» **What to work on**
Keep only the lines from the top of the listing through the one with "const yMajorTicks = [0.1, 1];", and reproduce them unaltered.
* BEGIN *
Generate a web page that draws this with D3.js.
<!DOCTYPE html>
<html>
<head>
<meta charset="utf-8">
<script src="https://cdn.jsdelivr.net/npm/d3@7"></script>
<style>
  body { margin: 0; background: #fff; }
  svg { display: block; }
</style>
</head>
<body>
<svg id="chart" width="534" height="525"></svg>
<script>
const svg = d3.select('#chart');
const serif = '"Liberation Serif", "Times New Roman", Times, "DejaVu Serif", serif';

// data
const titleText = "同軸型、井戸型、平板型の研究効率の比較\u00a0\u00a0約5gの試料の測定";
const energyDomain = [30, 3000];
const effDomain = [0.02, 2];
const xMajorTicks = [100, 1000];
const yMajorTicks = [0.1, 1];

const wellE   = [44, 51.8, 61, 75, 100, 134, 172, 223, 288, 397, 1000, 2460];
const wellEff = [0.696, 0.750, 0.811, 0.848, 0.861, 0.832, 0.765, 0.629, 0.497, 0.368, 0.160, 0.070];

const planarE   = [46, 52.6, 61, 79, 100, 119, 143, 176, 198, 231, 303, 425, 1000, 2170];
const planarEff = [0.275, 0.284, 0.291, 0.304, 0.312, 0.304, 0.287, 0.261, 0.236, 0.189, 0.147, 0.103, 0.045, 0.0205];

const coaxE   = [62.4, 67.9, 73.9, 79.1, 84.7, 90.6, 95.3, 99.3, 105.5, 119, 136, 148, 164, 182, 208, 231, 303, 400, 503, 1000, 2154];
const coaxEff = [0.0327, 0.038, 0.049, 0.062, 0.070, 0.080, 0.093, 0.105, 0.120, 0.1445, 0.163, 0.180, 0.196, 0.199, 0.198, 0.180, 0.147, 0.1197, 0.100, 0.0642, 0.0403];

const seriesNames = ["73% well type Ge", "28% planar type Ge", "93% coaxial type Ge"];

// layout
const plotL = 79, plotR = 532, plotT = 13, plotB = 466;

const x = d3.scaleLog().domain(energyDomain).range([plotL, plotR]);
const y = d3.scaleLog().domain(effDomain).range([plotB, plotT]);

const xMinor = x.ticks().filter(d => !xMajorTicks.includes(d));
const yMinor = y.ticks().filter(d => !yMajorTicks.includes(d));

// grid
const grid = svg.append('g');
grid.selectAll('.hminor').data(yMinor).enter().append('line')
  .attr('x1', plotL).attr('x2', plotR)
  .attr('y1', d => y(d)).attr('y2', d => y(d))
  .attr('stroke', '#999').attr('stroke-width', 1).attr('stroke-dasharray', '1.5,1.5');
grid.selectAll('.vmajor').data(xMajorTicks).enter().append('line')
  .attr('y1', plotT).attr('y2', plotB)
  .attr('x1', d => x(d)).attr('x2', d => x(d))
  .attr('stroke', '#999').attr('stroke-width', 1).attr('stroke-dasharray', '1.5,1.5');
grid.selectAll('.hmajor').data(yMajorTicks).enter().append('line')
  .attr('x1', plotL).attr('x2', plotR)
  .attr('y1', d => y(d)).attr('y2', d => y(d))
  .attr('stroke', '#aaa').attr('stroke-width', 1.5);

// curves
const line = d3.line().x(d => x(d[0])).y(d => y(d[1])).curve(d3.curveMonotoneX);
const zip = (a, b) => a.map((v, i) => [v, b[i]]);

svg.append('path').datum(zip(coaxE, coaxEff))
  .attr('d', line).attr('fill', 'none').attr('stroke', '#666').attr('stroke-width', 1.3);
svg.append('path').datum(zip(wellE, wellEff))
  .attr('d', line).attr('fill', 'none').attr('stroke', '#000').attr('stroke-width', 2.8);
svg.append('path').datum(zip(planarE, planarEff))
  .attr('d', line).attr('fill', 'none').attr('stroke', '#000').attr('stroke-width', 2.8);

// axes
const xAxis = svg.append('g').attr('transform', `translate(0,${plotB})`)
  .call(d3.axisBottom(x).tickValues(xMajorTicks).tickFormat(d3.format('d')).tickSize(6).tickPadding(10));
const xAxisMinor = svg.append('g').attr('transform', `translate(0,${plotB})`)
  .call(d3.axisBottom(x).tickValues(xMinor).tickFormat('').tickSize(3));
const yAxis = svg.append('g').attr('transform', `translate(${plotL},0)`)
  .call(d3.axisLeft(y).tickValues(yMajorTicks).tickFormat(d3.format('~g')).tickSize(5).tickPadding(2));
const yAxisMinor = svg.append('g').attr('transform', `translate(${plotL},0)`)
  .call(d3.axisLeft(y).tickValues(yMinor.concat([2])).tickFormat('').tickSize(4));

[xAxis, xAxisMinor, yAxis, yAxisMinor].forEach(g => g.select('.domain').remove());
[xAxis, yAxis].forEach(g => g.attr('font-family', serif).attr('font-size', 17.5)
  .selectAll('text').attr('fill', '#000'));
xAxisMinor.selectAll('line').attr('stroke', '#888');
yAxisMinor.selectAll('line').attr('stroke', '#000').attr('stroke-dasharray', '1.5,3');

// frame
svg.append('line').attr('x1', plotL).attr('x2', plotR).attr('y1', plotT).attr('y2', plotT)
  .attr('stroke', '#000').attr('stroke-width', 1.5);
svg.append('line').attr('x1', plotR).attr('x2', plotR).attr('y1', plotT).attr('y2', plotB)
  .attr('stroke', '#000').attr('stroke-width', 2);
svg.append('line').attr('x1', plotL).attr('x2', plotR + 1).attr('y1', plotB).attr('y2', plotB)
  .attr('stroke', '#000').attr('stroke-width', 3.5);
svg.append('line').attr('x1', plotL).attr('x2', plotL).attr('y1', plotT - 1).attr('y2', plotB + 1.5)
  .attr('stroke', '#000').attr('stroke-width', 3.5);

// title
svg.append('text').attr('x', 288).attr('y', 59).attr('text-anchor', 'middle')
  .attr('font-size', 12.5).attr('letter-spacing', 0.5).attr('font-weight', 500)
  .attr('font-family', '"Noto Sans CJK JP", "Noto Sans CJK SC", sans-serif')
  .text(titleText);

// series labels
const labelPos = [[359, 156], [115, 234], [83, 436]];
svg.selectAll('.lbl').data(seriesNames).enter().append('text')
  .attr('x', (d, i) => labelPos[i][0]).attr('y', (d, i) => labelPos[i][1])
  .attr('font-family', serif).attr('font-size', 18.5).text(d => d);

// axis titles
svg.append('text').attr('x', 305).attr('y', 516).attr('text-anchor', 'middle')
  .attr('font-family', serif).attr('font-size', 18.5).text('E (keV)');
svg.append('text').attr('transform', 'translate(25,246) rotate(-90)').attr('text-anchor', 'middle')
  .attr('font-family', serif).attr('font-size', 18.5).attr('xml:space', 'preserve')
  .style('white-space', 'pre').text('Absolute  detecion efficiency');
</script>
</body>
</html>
* END *
» **Solution to the problem**
Generate a web page that draws this with D3.js.
<!DOCTYPE html>
<html>
<head>
<meta charset="utf-8">
<script src="https://cdn.jsdelivr.net/npm/d3@7"></script>
<style>
  body { margin: 0; background: #fff; }
  svg { display: block; }
</style>
</head>
<body>
<svg id="chart" width="534" height="525"></svg>
<script>
const svg = d3.select('#chart');
const serif = '"Liberation Serif", "Times New Roman", Times, "DejaVu Serif", serif';

// data
const titleText = "同軸型、井戸型、平板型の研究効率の比較\u00a0\u00a0約5gの試料の測定";
const energyDomain = [30, 3000];
const effDomain = [0.02, 2];
const xMajorTicks = [100, 1000];
const yMajorTicks = [0.1, 1];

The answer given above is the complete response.